Return the lines below exactly, from the first line to the line that contains "const axisTitle = 'Hazard ratio';". Leave out pictures.

INFORMATION SHOWN:
################
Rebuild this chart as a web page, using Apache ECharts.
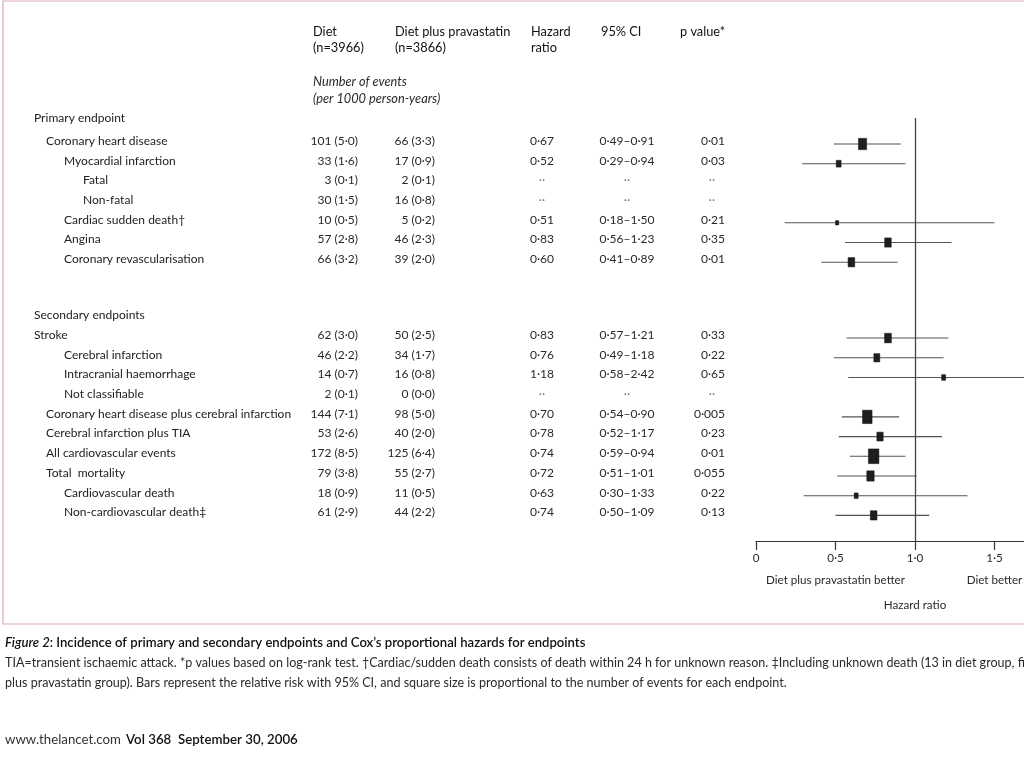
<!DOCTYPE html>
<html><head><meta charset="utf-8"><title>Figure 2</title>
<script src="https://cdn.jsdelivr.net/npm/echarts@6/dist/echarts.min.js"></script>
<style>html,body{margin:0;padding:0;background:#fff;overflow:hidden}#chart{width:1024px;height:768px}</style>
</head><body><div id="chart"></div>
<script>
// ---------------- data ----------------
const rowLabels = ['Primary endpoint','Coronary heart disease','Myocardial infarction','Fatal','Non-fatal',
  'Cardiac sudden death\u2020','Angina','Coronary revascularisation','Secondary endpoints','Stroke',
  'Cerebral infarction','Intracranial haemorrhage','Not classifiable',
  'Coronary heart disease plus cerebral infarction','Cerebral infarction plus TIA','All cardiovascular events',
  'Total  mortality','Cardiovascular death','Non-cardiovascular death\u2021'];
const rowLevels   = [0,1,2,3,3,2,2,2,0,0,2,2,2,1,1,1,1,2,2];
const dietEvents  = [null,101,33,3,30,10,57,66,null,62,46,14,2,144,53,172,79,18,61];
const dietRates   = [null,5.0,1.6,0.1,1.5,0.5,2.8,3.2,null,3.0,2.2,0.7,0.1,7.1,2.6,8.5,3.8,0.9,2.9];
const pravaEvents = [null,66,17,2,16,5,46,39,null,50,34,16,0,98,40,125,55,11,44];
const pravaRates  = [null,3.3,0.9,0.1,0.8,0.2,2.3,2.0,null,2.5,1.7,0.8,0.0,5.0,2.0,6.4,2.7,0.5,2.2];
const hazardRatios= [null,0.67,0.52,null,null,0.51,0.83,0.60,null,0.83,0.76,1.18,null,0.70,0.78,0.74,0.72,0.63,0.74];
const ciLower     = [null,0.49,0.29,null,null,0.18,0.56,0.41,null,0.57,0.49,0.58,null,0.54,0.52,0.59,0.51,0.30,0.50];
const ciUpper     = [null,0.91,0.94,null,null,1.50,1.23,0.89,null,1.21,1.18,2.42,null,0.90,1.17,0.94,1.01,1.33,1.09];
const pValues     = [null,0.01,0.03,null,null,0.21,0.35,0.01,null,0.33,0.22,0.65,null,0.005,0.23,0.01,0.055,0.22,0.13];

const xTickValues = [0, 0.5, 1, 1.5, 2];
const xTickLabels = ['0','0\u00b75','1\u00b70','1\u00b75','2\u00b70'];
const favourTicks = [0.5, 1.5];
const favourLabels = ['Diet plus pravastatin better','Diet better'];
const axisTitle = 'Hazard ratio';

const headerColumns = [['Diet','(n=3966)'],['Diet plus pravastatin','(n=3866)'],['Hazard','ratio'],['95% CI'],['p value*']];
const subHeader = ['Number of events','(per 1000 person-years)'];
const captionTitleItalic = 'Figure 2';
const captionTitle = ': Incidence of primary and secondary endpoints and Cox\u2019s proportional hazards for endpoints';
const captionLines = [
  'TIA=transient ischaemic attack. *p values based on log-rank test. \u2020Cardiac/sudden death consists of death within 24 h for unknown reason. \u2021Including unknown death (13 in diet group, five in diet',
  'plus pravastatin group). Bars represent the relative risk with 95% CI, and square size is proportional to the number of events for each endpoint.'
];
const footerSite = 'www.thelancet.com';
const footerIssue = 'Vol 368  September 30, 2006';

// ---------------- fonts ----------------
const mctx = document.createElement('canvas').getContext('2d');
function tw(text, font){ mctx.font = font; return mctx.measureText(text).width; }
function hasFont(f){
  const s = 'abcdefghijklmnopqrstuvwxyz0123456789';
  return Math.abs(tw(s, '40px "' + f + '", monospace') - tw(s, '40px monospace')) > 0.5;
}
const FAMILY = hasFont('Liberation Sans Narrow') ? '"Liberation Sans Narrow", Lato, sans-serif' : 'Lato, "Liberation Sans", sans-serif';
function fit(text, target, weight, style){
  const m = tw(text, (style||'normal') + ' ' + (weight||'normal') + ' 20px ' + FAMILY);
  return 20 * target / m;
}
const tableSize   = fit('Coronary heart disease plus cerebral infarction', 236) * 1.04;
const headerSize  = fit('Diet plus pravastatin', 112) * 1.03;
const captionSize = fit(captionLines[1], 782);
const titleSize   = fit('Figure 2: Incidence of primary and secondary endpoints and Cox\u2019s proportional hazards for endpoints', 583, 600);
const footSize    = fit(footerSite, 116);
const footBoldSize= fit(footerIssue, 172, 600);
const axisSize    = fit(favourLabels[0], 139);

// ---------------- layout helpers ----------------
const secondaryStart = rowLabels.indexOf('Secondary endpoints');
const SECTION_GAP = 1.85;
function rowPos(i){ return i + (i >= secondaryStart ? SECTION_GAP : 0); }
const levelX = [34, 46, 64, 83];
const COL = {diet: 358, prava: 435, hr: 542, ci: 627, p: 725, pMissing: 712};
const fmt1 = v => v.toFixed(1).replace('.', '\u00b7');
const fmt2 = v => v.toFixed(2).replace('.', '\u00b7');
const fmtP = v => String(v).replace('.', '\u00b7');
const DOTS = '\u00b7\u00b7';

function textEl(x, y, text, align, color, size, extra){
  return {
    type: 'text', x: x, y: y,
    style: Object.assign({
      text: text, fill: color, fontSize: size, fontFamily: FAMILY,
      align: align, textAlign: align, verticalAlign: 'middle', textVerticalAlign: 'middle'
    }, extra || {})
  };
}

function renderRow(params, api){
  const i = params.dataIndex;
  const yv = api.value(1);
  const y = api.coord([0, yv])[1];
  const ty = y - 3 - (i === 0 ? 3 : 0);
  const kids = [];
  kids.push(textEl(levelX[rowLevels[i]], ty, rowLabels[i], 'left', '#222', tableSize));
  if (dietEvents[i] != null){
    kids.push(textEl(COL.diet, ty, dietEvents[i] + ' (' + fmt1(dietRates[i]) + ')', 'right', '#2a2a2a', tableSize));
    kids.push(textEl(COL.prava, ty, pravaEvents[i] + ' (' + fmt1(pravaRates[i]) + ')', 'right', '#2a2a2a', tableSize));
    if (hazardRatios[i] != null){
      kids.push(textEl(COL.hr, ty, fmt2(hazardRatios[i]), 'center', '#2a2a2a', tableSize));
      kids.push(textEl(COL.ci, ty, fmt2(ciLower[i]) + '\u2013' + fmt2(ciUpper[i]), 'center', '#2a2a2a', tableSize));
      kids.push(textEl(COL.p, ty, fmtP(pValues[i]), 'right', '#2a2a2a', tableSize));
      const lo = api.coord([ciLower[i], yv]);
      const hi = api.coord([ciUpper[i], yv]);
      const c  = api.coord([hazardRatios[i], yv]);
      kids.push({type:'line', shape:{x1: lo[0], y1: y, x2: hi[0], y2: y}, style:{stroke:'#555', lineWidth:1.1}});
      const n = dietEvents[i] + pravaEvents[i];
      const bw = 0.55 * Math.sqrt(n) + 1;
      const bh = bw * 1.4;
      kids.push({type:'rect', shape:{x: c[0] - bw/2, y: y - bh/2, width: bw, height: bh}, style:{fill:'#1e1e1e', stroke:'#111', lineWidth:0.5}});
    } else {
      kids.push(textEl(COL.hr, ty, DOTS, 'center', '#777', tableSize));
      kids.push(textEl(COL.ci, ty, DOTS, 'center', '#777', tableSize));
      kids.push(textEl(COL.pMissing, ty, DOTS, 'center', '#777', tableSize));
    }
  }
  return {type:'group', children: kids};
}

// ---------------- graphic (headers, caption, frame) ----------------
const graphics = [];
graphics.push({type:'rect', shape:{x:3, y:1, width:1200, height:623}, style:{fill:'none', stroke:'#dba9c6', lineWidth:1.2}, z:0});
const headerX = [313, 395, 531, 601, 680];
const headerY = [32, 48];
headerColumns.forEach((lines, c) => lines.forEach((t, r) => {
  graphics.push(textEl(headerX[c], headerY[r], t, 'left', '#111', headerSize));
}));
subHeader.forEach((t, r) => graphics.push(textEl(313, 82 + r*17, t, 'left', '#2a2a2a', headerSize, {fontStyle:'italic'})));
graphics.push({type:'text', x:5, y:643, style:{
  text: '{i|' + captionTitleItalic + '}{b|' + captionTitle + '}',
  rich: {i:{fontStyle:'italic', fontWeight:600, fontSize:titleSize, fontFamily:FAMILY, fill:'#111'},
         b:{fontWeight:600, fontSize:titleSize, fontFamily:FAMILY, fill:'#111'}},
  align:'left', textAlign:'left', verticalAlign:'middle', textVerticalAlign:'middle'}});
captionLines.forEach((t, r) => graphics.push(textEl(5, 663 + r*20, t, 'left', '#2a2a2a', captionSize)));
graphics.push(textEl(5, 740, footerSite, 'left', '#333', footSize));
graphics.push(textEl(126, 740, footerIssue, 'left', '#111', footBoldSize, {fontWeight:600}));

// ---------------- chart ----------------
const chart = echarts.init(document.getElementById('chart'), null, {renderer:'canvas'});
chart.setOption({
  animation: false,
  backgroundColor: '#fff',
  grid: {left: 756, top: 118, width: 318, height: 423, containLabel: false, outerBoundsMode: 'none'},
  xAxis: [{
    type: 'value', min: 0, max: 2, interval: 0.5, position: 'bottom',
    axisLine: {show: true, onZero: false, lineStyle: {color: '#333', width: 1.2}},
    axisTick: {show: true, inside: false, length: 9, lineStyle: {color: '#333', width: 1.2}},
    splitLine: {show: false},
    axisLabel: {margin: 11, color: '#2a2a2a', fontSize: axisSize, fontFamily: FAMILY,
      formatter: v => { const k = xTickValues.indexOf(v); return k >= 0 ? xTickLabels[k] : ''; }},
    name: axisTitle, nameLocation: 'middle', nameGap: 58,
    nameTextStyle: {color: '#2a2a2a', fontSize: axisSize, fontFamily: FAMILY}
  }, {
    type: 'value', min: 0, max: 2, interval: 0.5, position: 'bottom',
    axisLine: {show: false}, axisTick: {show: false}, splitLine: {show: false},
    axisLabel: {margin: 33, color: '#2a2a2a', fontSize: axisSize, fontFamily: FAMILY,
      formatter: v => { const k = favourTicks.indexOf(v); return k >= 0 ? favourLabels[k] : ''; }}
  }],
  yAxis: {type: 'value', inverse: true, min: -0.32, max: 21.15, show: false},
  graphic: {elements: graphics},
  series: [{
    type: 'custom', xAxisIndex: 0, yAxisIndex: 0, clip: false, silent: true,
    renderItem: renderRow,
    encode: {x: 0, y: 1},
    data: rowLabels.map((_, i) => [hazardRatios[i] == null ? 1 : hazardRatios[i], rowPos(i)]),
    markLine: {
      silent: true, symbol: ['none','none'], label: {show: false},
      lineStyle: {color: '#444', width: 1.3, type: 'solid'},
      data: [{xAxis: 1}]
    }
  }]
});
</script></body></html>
################
WRITTEN RESPONSE:
Rebuild this chart as a web page, using Apache ECharts.
<!DOCTYPE html>
<html><head><meta charset="utf-8"><title>Figure 2</title>
<script src="https://cdn.jsdelivr.net/npm/echarts@6/dist/echarts.min.js"></script>
<style>html,body{margin:0;padding:0;background:#fff;overflow:hidden}#chart{width:1024px;height:768px}</style>
</head><body><div id="chart"></div>
<script>
// ---------------- data ----------------
const rowLabels = ['Primary endpoint','Coronary heart disease','Myocardial infarction','Fatal','Non-fatal',
  'Cardiac sudden death\u2020','Angina','Coronary revascularisation','Secondary endpoints','Stroke',
  'Cerebral infarction','Intracranial haemorrhage','Not classifiable',
  'Coronary heart disease plus cerebral infarction','Cerebral infarction plus TIA','All cardiovascular events',
  'Total  mortality','Cardiovascular death','Non-cardiovascular death\u2021'];
const rowLevels   = [0,1,2,3,3,2,2,2,0,0,2,2,2,1,1,1,1,2,2];
const dietEvents  = [null,101,33,3,30,10,57,66,null,62,46,14,2,144,53,172,79,18,61];
const dietRates   = [null,5.0,1.6,0.1,1.5,0.5,2.8,3.2,null,3.0,2.2,0.7,0.1,7.1,2.6,8.5,3.8,0.9,2.9];
const pravaEvents = [null,66,17,2,16,5,46,39,null,50,34,16,0,98,40,125,55,11,44];
const pravaRates  = [null,3.3,0.9,0.1,0.8,0.2,2.3,2.0,null,2.5,1.7,0.8,0.0,5.0,2.0,6.4,2.7,0.5,2.2];
const hazardRatios= [null,0.67,0.52,null,null,0.51,0.83,0.60,null,0.83,0.76,1.18,null,0.70,0.78,0.74,0.72,0.63,0.74];
const ciLower     = [null,0.49,0.29,null,null,0.18,0.56,0.41,null,0.57,0.49,0.58,null,0.54,0.52,0.59,0.51,0.30,0.50];
const ciUpper     = [null,0.91,0.94,null,null,1.50,1.23,0.89,null,1.21,1.18,2.42,null,0.90,1.17,0.94,1.01,1.33,1.09];
const pValues     = [null,0.01,0.03,null,null,0.21,0.35,0.01,null,0.33,0.22,0.65,null,0.005,0.23,0.01,0.055,0.22,0.13];

const xTickValues = [0, 0.5, 1, 1.5, 2];
const xTickLabels = ['0','0\u00b75','1\u00b70','1\u00b75','2\u00b70'];
const favourTicks = [0.5, 1.5];
const favourLabels = ['Diet plus pravastatin better','Diet better'];
const axisTitle = 'Hazard ratio';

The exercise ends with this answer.